--- begin ---
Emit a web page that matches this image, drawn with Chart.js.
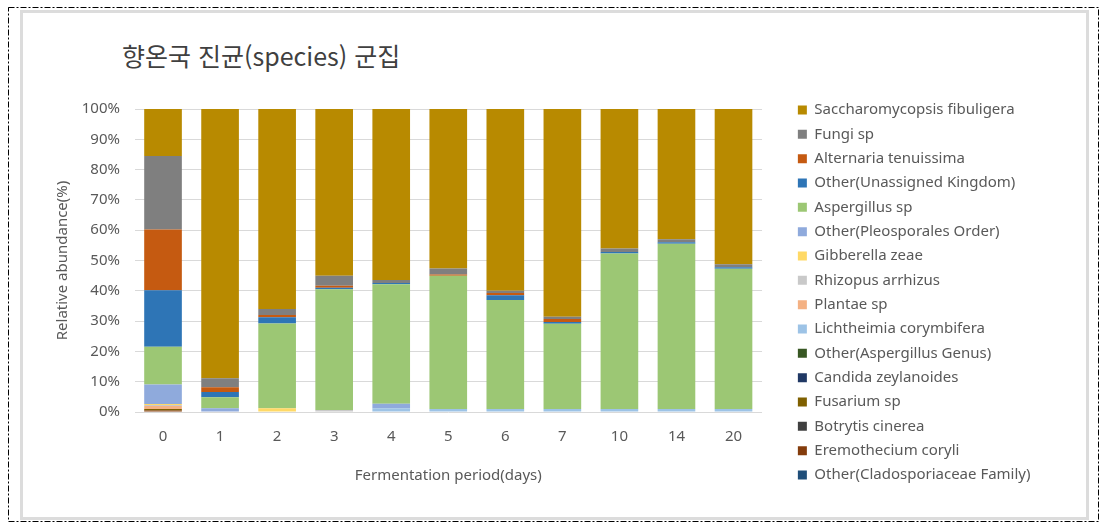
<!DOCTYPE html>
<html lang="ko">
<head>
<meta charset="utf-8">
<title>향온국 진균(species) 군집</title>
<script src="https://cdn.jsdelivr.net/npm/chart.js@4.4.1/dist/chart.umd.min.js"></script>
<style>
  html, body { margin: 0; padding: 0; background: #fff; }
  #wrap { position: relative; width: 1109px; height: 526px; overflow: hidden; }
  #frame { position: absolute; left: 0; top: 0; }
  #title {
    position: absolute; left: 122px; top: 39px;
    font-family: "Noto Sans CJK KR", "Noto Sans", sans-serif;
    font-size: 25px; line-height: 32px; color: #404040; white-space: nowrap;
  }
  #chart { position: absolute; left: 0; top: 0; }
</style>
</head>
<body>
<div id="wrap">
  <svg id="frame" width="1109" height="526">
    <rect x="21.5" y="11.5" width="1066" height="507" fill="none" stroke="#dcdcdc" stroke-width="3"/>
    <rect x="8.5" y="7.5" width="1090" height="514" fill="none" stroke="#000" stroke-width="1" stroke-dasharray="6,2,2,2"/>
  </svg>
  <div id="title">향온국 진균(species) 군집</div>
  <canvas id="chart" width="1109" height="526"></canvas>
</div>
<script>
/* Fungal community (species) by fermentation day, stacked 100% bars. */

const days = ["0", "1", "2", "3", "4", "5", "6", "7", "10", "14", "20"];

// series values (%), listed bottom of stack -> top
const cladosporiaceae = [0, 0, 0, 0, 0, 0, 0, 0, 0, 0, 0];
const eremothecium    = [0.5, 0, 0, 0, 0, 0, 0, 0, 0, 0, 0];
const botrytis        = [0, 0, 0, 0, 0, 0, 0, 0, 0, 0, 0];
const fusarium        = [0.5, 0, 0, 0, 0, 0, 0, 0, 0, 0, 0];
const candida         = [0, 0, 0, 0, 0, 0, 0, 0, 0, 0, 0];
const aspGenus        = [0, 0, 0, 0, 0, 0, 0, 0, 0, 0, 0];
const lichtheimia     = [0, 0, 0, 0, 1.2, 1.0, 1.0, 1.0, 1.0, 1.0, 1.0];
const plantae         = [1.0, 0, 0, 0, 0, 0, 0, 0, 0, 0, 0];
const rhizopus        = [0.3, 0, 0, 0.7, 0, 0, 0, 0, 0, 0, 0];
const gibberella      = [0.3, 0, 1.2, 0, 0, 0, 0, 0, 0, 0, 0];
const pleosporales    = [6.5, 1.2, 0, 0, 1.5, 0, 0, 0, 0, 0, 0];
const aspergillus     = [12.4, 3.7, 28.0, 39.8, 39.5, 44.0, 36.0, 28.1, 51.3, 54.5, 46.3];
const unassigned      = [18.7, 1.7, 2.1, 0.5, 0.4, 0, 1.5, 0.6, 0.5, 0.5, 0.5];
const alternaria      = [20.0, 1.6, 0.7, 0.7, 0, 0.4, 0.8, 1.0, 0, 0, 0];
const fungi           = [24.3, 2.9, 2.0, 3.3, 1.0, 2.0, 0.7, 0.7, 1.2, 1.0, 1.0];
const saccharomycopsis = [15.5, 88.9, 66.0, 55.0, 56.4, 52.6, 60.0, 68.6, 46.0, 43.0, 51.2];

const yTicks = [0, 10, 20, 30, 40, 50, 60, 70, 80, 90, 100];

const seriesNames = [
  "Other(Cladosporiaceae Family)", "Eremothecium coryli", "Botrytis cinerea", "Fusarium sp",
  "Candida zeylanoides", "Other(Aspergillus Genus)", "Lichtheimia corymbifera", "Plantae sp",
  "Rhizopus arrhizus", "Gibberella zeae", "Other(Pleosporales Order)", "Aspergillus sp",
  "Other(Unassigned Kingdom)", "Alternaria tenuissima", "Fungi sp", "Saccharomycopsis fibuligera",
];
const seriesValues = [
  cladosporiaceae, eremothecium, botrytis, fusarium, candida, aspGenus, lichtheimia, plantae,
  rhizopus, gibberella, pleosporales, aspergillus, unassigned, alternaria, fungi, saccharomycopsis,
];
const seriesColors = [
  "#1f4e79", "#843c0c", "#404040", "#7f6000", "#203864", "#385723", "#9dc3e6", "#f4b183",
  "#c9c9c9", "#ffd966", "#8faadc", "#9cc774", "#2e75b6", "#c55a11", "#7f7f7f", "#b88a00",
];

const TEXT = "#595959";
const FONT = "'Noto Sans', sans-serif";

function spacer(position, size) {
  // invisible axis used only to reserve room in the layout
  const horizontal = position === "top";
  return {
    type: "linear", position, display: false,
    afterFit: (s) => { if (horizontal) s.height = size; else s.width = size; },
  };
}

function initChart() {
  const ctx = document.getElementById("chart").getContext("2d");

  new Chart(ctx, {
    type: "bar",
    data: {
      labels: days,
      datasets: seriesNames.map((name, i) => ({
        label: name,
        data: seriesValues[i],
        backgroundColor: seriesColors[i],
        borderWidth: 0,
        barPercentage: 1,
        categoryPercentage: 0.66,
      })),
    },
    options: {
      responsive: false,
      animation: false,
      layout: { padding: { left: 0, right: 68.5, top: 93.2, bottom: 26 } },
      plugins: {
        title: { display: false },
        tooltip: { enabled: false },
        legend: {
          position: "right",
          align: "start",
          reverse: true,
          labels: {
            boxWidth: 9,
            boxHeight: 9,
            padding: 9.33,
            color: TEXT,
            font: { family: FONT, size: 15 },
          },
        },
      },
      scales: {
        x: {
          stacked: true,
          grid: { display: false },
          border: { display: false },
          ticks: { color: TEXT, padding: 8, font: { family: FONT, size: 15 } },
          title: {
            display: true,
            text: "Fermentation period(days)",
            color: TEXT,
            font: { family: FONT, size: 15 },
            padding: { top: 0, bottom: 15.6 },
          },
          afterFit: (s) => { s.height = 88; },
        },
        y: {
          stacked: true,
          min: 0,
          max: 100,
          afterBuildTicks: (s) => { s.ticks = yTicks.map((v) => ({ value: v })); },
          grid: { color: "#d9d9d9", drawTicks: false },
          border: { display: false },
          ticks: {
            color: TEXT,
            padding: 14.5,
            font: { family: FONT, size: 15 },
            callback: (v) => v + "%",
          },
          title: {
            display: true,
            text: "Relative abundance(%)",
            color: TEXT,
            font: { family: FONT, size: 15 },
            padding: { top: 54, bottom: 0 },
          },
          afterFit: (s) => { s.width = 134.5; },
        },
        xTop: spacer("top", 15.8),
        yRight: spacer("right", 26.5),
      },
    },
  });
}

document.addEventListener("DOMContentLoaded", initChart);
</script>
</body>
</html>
--- end ---
WHAT YOU SHOULD DO
Copy the listing word for word, excluding its pictures.

THE SOLUTION
Emit a web page that matches this image, drawn with Chart.js.
<!DOCTYPE html>
<html lang="ko">
<head>
<meta charset="utf-8">
<title>향온국 진균(species) 군집</title>
<script src="https://cdn.jsdelivr.net/npm/chart.js@4.4.1/dist/chart.umd.min.js"></script>
<style>
  html, body { margin: 0; padding: 0; background: #fff; }
  #wrap { position: relative; width: 1109px; height: 526px; overflow: hidden; }
  #frame { position: absolute; left: 0; top: 0; }
  #title {
    position: absolute; left: 122px; top: 39px;
    font-family: "Noto Sans CJK KR", "Noto Sans", sans-serif;
    font-size: 25px; line-height: 32px; color: #404040; white-space: nowrap;
  }
  #chart { position: absolute; left: 0; top: 0; }
</style>
</head>
<body>
<div id="wrap">
  <svg id="frame" width="1109" height="526">
    <rect x="21.5" y="11.5" width="1066" height="507" fill="none" stroke="#dcdcdc" stroke-width="3"/>
    <rect x="8.5" y="7.5" width="1090" height="514" fill="none" stroke="#000" stroke-width="1" stroke-dasharray="6,2,2,2"/>
  </svg>
  <div id="title">향온국 진균(species) 군집</div>
  <canvas id="chart" width="1109" height="526"></canvas>
</div>
<script>
/* Fungal community (species) by fermentation day, stacked 100% bars. */

const days = ["0", "1", "2", "3", "4", "5", "6", "7", "10", "14", "20"];

// series values (%), listed bottom of stack -> top
const cladosporiaceae = [0, 0, 0, 0, 0, 0, 0, 0, 0, 0, 0];
const eremothecium    = [0.5, 0, 0, 0, 0, 0, 0, 0, 0, 0, 0];
const botrytis        = [0, 0, 0, 0, 0, 0, 0, 0, 0, 0, 0];
const fusarium        = [0.5, 0, 0, 0, 0, 0, 0, 0, 0, 0, 0];
const candida         = [0, 0, 0, 0, 0, 0, 0, 0, 0, 0, 0];
const aspGenus        = [0, 0, 0, 0, 0, 0, 0, 0, 0, 0, 0];
const lichtheimia     = [0, 0, 0, 0, 1.2, 1.0, 1.0, 1.0, 1.0, 1.0, 1.0];
const plantae         = [1.0, 0, 0, 0, 0, 0, 0, 0, 0, 0, 0];
const rhizopus        = [0.3, 0, 0, 0.7, 0, 0, 0, 0, 0, 0, 0];
const gibberella      = [0.3, 0, 1.2, 0, 0, 0, 0, 0, 0, 0, 0];
const pleosporales    = [6.5, 1.2, 0, 0, 1.5, 0, 0, 0, 0, 0, 0];
const aspergillus     = [12.4, 3.7, 28.0, 39.8, 39.5, 44.0, 36.0, 28.1, 51.3, 54.5, 46.3];
const unassigned      = [18.7, 1.7, 2.1, 0.5, 0.4, 0, 1.5, 0.6, 0.5, 0.5, 0.5];
const alternaria      = [20.0, 1.6, 0.7, 0.7, 0, 0.4, 0.8, 1.0, 0, 0, 0];
const fungi           = [24.3, 2.9, 2.0, 3.3, 1.0, 2.0, 0.7, 0.7, 1.2, 1.0, 1.0];
const saccharomycopsis = [15.5, 88.9, 66.0, 55.0, 56.4, 52.6, 60.0, 68.6, 46.0, 43.0, 51.2];

const yTicks = [0, 10, 20, 30, 40, 50, 60, 70, 80, 90, 100];

const seriesNames = [
  "Other(Cladosporiaceae Family)", "Eremothecium coryli", "Botrytis cinerea", "Fusarium sp",
  "Candida zeylanoides", "Other(Aspergillus Genus)", "Lichtheimia corymbifera", "Plantae sp",
  "Rhizopus arrhizus", "Gibberella zeae", "Other(Pleosporales Order)", "Aspergillus sp",
  "Other(Unassigned Kingdom)", "Alternaria tenuissima", "Fungi sp", "Saccharomycopsis fibuligera",
];
const seriesValues = [
  cladosporiaceae, eremothecium, botrytis, fusarium, candida, aspGenus, lichtheimia, plantae,
  rhizopus, gibberella, pleosporales, aspergillus, unassigned, alternaria, fungi, saccharomycopsis,
];
const seriesColors = [
  "#1f4e79", "#843c0c", "#404040", "#7f6000", "#203864", "#385723", "#9dc3e6", "#f4b183",
  "#c9c9c9", "#ffd966", "#8faadc", "#9cc774", "#2e75b6", "#c55a11", "#7f7f7f", "#b88a00",
];

const TEXT = "#595959";
const FONT = "'Noto Sans', sans-serif";

function spacer(position, size) {
  // invisible axis used only to reserve room in the layout
  const horizontal = position === "top";
  return {
    type: "linear", position, display: false,
    afterFit: (s) => { if (horizontal) s.height = size; else s.width = size; },
  };
}

function initChart() {
  const ctx = document.getElementById("chart").getContext("2d");

  new Chart(ctx, {
    type: "bar",
    data: {
      labels: days,
      datasets: seriesNames.map((name, i) => ({
        label: name,
        data: seriesValues[i],
        backgroundColor: seriesColors[i],
        borderWidth: 0,
        barPercentage: 1,
        categoryPercentage: 0.66,
      })),
    },
    options: {
      responsive: false,
      animation: false,
      layout: { padding: { left: 0, right: 68.5, top: 93.2, bottom: 26 } },
      plugins: {
        title: { display: false },
        tooltip: { enabled: false },
        legend: {
          position: "right",
          align: "start",
          reverse: true,
          labels: {
            boxWidth: 9,
            boxHeight: 9,
            padding: 9.33,
            color: TEXT,
            font: { family: FONT, size: 15 },
          },
        },
      },
      scales: {
        x: {
          stacked: true,
          grid: { display: false },
          border: { display: false },
          ticks: { color: TEXT, padding: 8, font: { family: FONT, size: 15 } },
          title: {
            display: true,
            text: "Fermentation period(days)",
            color: TEXT,
            font: { family: FONT, size: 15 },
            padding: { top: 0, bottom: 15.6 },
          },
          afterFit: (s) => { s.height = 88; },
        },
        y: {
          stacked: true,
          min: 0,
          max: 100,
          afterBuildTicks: (s) => { s.ticks = yTicks.map((v) => ({ value: v })); },
          grid: { color: "#d9d9d9", drawTicks: false },
          border: { display: false },
          ticks: {
            color: TEXT,
            padding: 14.5,
            font: { family: FONT, size: 15 },
            callback: (v) => v + "%",
          },
          title: {
            display: true,
            text: "Relative abundance(%)",
            color: TEXT,
            font: { family: FONT, size: 15 },
            padding: { top: 54, bottom: 0 },
          },
          afterFit: (s) => { s.width = 134.5; },
        },
        xTop: spacer("top", 15.8),
        yRight: spacer("right", 26.5),
      },
    },
  });
}

document.addEventListener("DOMContentLoaded", initChart);
</script>
</body>
</html>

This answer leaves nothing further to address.